> TASK
Output nothing but the lines from the one with "Output the Python" through the one with "plt.rcParams['font.family'] = ['Liberation", including both. Leave the pictures out of the copy.

> SUPPLIED ENTRIES
^^^^^^^^

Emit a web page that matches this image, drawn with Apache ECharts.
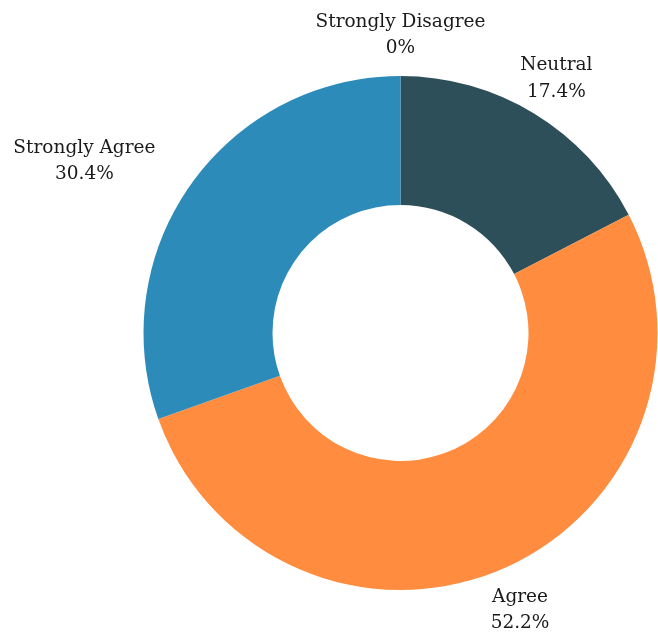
<!DOCTYPE html>
<html>
<head>
<meta charset="utf-8">
<script src="https://cdn.jsdelivr.net/npm/echarts@6/dist/echarts.min.js"></script>
<style>
  html, body { margin: 0; padding: 0; background: #ffffff; }
  #chart { width: 658px; height: 637px; }
</style>
</head>
<body>
<div id="chart"></div>
<script>
// Survey responses (counts), clockwise from the top
const categories = ['Strongly Disagree', 'Neutral', 'Agree', 'Strongly Agree'];
const counts = [0, 4, 12, 7];
const colors = ['#e0e0e0', '#2d4f5a', '#ff8c3f', '#2d8bba'];

const total = counts.reduce((a, b) => a + b, 0);
const pct = v => {
  const p = Math.round(v / total * 1000) / 10;
  return (p === 0 ? '0' : p.toFixed(1)) + '%';
};

const chart = echarts.init(document.getElementById('chart'), null, { renderer: 'canvas' });

chart.setOption({
  backgroundColor: '#ffffff',
  animation: false,
  series: [{
    type: 'pie',
    center: [400.5, 333],
    radius: [128, 257],
    startAngle: 90,
    clockwise: true,
    avoidLabelOverlap: false,
    minAngle: 0,
    data: categories.map((name, i) => ({
      name,
      value: counts[i],
      itemStyle: { color: colors[i] }
    })),
    itemStyle: { borderWidth: 0 },
    emphasis: { disabled: true },
    label: {
      show: true,
      position: 'outside',
      distanceToLabelLine: 0,
      formatter: p => '{c|' + p.name + '}\n{c|' + pct(p.value) + '}',
      fontFamily: '"DejaVu Serif", serif',
      fontSize: 18.5,
      lineHeight: 26.5,
      color: '#1a1a1a',
      rich: {
        c: {
          align: 'center',
          fontFamily: '"DejaVu Serif", serif',
          fontSize: 18.5,
          lineHeight: 26.5,
          color: '#1a1a1a'
        }
      }
    },
    labelLine: { show: false, length: 43, length2: 0 },
    // the left-hand label hugs the ring; the others sit centred on their slice
    labelLayout: p => (p.dataIndex === 3 ? { align: 'right', dy: 1 } : { align: 'center', dy: 2 })
  }]
});
</script>
</body>
</html>
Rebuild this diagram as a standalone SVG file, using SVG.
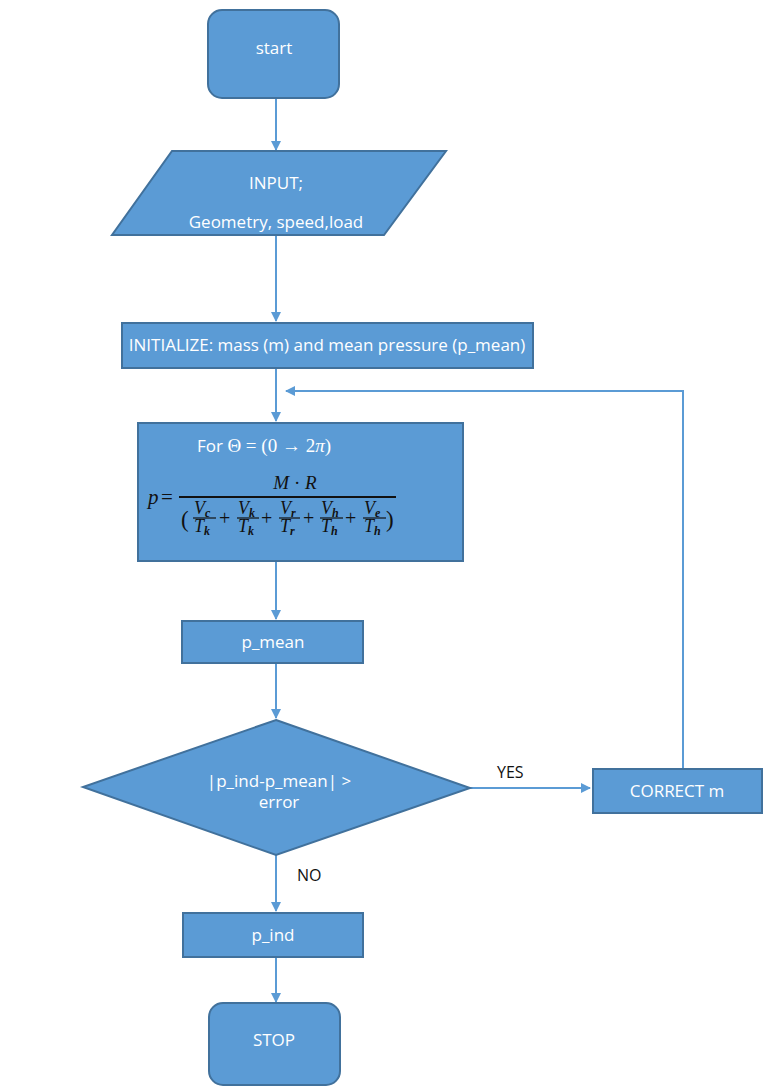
<svg xmlns="http://www.w3.org/2000/svg" width="763" height="1086" viewBox="0 0 763 1086">
<defs>
<marker id="arr" markerWidth="10" markerHeight="10" refX="9" refY="5" orient="auto" markerUnits="userSpaceOnUse">
<path d="M0,0 L10,5 L0,10 Z" fill="#5b9bd5"/>
</marker>
<style>
.node{fill:#5b9bd5;stroke:#41719c;stroke-width:2}
.t{font-family:"Open Sans","Liberation Sans",sans-serif;font-size:17px;fill:#ffffff;text-anchor:middle}
.lbl{font-family:"Open Sans","Liberation Sans",sans-serif;font-size:16px;fill:#111111}
.c{stroke:#5b9bd5;stroke-width:2;fill:none}
.m{font-family:"Liberation Serif",serif;font-style:italic;fill:#111111}
.mu{font-family:"Liberation Serif",serif;fill:#111111}
.fl{stroke:#111111;stroke-width:1.2}
</style>
</defs>
<rect width="763" height="1086" fill="#ffffff"/>
<g id="connectors">
<line class="c" x1="276" y1="98" x2="276" y2="150" marker-end="url(#arr)"/>
<line class="c" x1="276" y1="235" x2="276" y2="321" marker-end="url(#arr)"/>
<line class="c" x1="276" y1="368" x2="276" y2="421" marker-end="url(#arr)"/>
<polyline class="c" points="683,769 683,391 286,391" marker-end="url(#arr)"/>
<line class="c" x1="276" y1="561" x2="276" y2="619" marker-end="url(#arr)"/>
<line class="c" x1="276" y1="663" x2="276" y2="718" marker-end="url(#arr)"/>
<line class="c" x1="470" y1="788" x2="590" y2="788" marker-end="url(#arr)"/>
<line class="c" x1="276" y1="855" x2="276" y2="911" marker-end="url(#arr)"/>
<line class="c" x1="276" y1="957" x2="276" y2="1002" marker-end="url(#arr)"/>
<text class="lbl" x="497" y="778">YES</text>
<text class="lbl" x="297" y="881">NO</text>
</g>
<g id="start">
<rect class="node" x="208" y="10" width="131" height="88" rx="14"/>
<text class="t" x="274" y="54">start</text>
</g>
<g id="input">
<polygon class="node" points="172,151 446,151 384,235 112,235"/>
<text class="t" x="276" y="189">INPUT;</text>
<text class="t" x="276" y="228">Geometry, speed,load</text>
</g>
<g id="initialize">
<rect class="node" x="122" y="323" width="411" height="45"/>
<text class="t" x="327" y="351">INITIALIZE: mass (m) and mean pressure (p_mean)</text>
</g>
<g id="formula">
<rect class="node" x="138" y="423" width="325" height="138"/>
<text x="197" y="452" style="font-family:'Open Sans','Liberation Sans',sans-serif;font-size:17px;fill:#ffffff">For <tspan style="font-family:'Liberation Serif',serif;font-size:19px">Θ = (0 → 2<tspan font-style="italic">π</tspan>)</tspan></text>
<text class="m" x="148" y="504" font-size="21">p</text>
<text class="mu" x="161" y="504" font-size="21">=</text>
<text class="m" x="295" y="489" font-size="19" text-anchor="middle">M <tspan font-style="normal">·</tspan> R</text>
<line x1="179" y1="497" x2="396" y2="497" stroke="#111111" stroke-width="1.8"/>
<text class="mu" x="181" y="527" font-size="23">(</text>
<g font-size="18">
<text class="m" x="194" y="514">V<tspan font-size="12" font-weight="bold" dy="3">c</tspan></text>
<line class="fl" x1="193" y1="518" x2="216" y2="518"/>
<text class="m" x="194" y="532">T<tspan font-size="12" font-weight="bold" dy="3">k</tspan></text>
<text class="mu" x="219" y="525" font-size="20">+</text>
<text class="m" x="238" y="514">V<tspan font-size="12" font-weight="bold" dy="3">k</tspan></text>
<line class="fl" x1="237" y1="518" x2="259" y2="518"/>
<text class="m" x="238" y="532">T<tspan font-size="12" font-weight="bold" dy="3">k</tspan></text>
<text class="mu" x="261" y="525" font-size="20">+</text>
<text class="m" x="280" y="514">V<tspan font-size="12" font-weight="bold" dy="3">r</tspan></text>
<line class="fl" x1="279" y1="518" x2="300" y2="518"/>
<text class="m" x="280" y="532">T<tspan font-size="12" font-weight="bold" dy="3">r</tspan></text>
<text class="mu" x="303" y="525" font-size="20">+</text>
<text class="m" x="321" y="514">V<tspan font-size="12" font-weight="bold" dy="3">h</tspan></text>
<line class="fl" x1="320" y1="518" x2="343" y2="518"/>
<text class="m" x="321" y="532">T<tspan font-size="12" font-weight="bold" dy="3">h</tspan></text>
<text class="mu" x="345" y="525" font-size="20">+</text>
<text class="m" x="364" y="514">V<tspan font-size="12" font-weight="bold" dy="3">e</tspan></text>
<line class="fl" x1="363" y1="518" x2="386" y2="518"/>
<text class="m" x="364" y="532">T<tspan font-size="12" font-weight="bold" dy="3">h</tspan></text>
</g>
<text class="mu" x="386" y="527" font-size="23">)</text>
</g>
<g id="pmean">
<rect class="node" x="182" y="621" width="181" height="42"/>
<text class="t" x="273" y="648">p_mean</text>
</g>
<g id="decision">
<polygon class="node" points="276,720 470,788 276,855 83,787"/>
<text class="t" x="279" y="787">|p_ind-p_mean| &gt;</text>
<text class="t" x="279" y="808">error</text>
</g>
<g id="correct">
<rect class="node" x="593" y="769" width="169" height="44"/>
<text class="t" x="677" y="797">CORRECT m</text>
</g>
<g id="pind">
<rect class="node" x="183" y="913" width="180" height="44"/>
<text class="t" x="273" y="941">p_ind</text>
</g>
<g id="stop">
<rect class="node" x="209" y="1003" width="131" height="82" rx="14"/>
<text class="t" x="274" y="1046">STOP</text>
</g>
</svg>
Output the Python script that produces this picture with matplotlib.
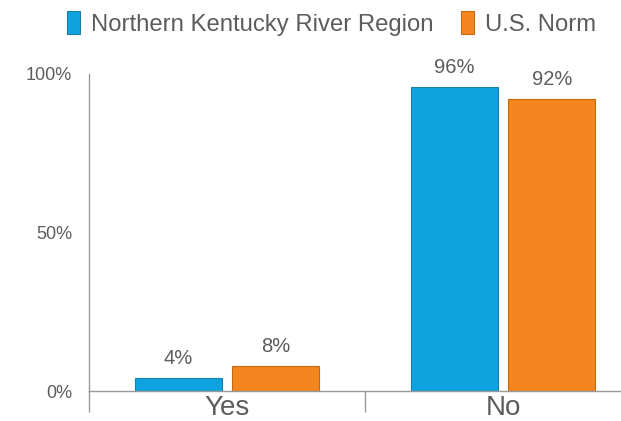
import numpy as np
import matplotlib.pyplot as plt
from matplotlib.ticker import FixedLocator

plt.rcParams['font.family'] = ['Liberation Sans', 'DejaVu Sans']

# survey answers, percent
categories = ['Yes', 'No']
region = [4, 96]
us_norm = [8, 92]
series_names = ['Northern Kentucky River Region', 'U.S. Norm']

blue = '#0ea3de'
orange = '#f5861f'
text_grey = '#5c5c5c'
axis_grey = '#9a9a9a'

fig = plt.figure(figsize=(6.21, 4.21), dpi=100)
ax = fig.add_axes([89 / 621, 30 / 421, (621 - 89) / 621, (391 - 74) / 421])

x = np.arange(len(categories))
w = 0.315
off = 0.176
b1 = ax.bar(x - off, region, w, color=blue, edgecolor='#1b7fa8', linewidth=0.8,
            label=series_names[0])
b2 = ax.bar(x + off, us_norm, w, color=orange, edgecolor='#c76a14', linewidth=0.8,
            label=series_names[1])

for bars, vals in ((b1, region), (b2, us_norm)):
    for r, v in zip(bars, vals):
        ax.annotate(f'{v}%', (r.get_x() + r.get_width() / 2, v),
                    xytext=(0, 14), textcoords='offset points',
                    ha='center', va='center', fontsize=14.5, color=text_grey)

ax.set_xlim(-0.5, 1.427)
ax.set_ylim(0, 100)

# category separators as ticks, names on minor ticks
ax.xaxis.set_major_locator(FixedLocator([-0.5, 0.5]))
ax.xaxis.set_minor_locator(FixedLocator(list(x)))
ax.set_xticklabels(['', ''])
ax.set_xticklabels(categories, minor=True)
ax.tick_params(axis='x', which='major', length=15, width=1, color=axis_grey)
ax.tick_params(axis='x', which='minor', length=0, pad=3, labelsize=20,
               labelcolor=text_grey)

ax.set_yticks([0, 50, 100])
ax.set_yticklabels(['0%', '50%', '100%'])
ax.tick_params(axis='y', length=0, pad=12, labelsize=13, labelcolor=text_grey)
ax.yaxis.set_minor_locator(FixedLocator([0]))
ax.tick_params(axis='y', which='minor', length=4, width=1, color=axis_grey)

for s in ('top', 'right'):
    ax.spines[s].set_visible(False)
for s in ('left', 'bottom'):
    ax.spines[s].set_color(axis_grey)
    ax.spines[s].set_linewidth(1)

fig.legend(handles=[b1, b2], labels=series_names, loc='upper left',
           bbox_to_anchor=(67 / 621, 1 - 11 / 421), ncol=2, frameon=False,
           fontsize=17.2, labelcolor=text_grey, handlelength=0.53,
           handleheight=1.1, handletextpad=0.47, columnspacing=1.15,
           borderpad=0, borderaxespad=0)

fig.savefig('out.png', dpi=100)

^^^^^^^^

> OUTPUT OF THE TASK
Output the Python script that produces this picture with matplotlib.
import numpy as np
import matplotlib.pyplot as plt
from matplotlib.ticker import FixedLocator

plt.rcParams['font.family'] = ['Liberation Sans', 'DejaVu Sans']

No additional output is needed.